Choosing the wrong server hardware can lead to serious issues and significant losses down the line—from total infrastructure downtime to a costly upgrade that may halt all business operations. Let’s figure out how to select the right server for your specific goals and tasks to avoid unpleasant consequences. Helping us is HYPERPC, a Russian manufacturer of high-end server equipment.
Table of Contents
Defining Your Tasks: The First Step in Server Selection
Before anything else, define what you need the server for and what workloads it must handle. Broadly speaking, server hardware can be grouped into five categories:
- File servers and NAS systems – Prioritize storage capacity, speed, and backup functionality.
- Virtualization servers (Hyper-V, VMware, Proxmox) – Focus on CPU performance and the number of cores.
- Web and application servers – Everything matters here: CPU power, RAM size, storage speed, etc.
- HPC and machine learning – Priority goes to graphics accelerators: their quantity, VRAM, and GPU performance.
- Database servers (PostgreSQL, Oracle, MS SQL) – Require a large amount of RAM and high-speed storage.
Once your primary use case is clear, consider the following:
- What performance level do you expect?
- Will you need to scale the infrastructure in the future?

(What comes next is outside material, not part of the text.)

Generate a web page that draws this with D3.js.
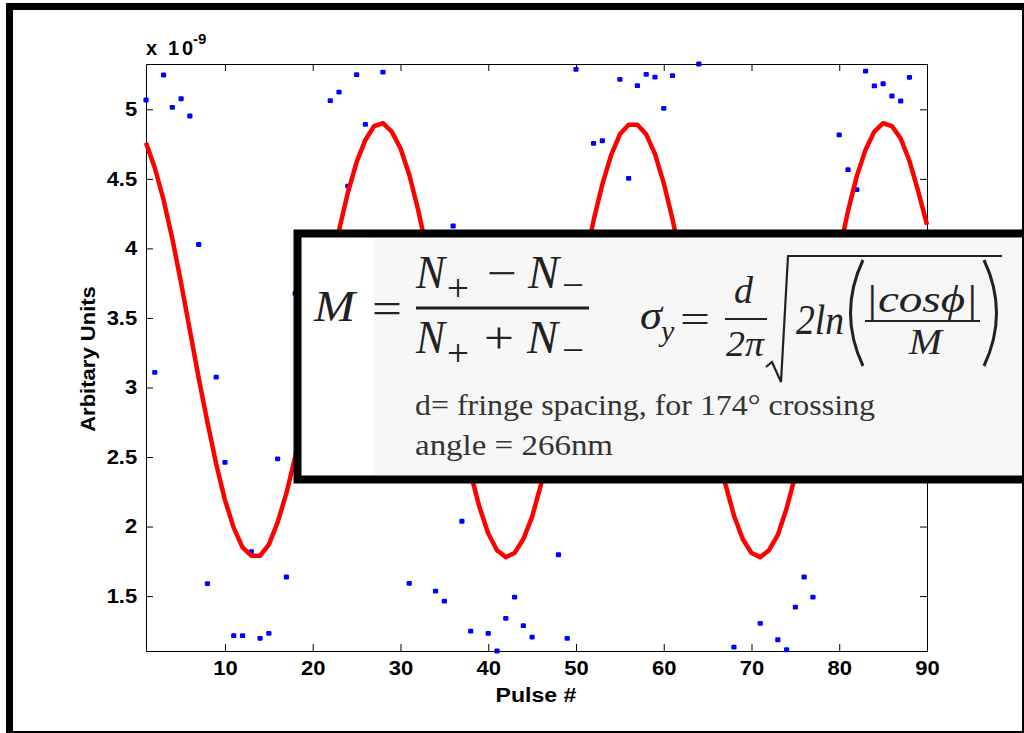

- Are you integrating the new server into an existing system?
Only after answering these questions should you proceed to select the components.
Choosing the Right Components
A server is just a set of components—and its performance and functionality depend entirely on them.
- Processor (CPU) – For virtualization, choose multi-threaded models like AMD EPYC or Intel Xeon. For specialized workloads, look for CPUs that support AVX, VNNI, and high clock speeds.
- RAM – Always use ECC (Error-Correcting Code) memory. The capacity depends on your use case: from 32 GB for mail servers to hundreds of gigabytes for databases or high-performance computing clusters.
- Storage (SSD or HDD) – Use NVMe SSDs for databases due to their extremely high speeds. Use HDDs for backups and archival storage.
- Network Adapters – 10G Ethernet is becoming the standard, especially in virtualized or clustered environments. For advanced workloads, consider InfiniBand or RDMA.
- Graphics Cards (GPU) – Needed only for AI workloads, rendering, or VDI. Choose server-grade GPUs with CUDA support, tensor cores, and large VRAM.
Conclusion
To avoid mistakes when choosing server hardware:
- Define your use case: file storage, virtualization, databases, web applications, or high-performance computing.
- Estimate your expected load, scalability plans, and integration needs with existing infrastructure.
- Choose your CPU based on your workload: multi-threaded for virtualization, high-frequency and instruction support for specialized operations.
- Install only ECC server-grade memory, and plan for future expansion.
- Use high-speed NVMe SSDs for OS and data storage, and HDDs for backup and archiving.
- Ensure high network bandwidth—10G Ethernet is now standard.
- Choose GPUs only if your server is used for AI, rendering, or virtual desktop infrastructure (VDI).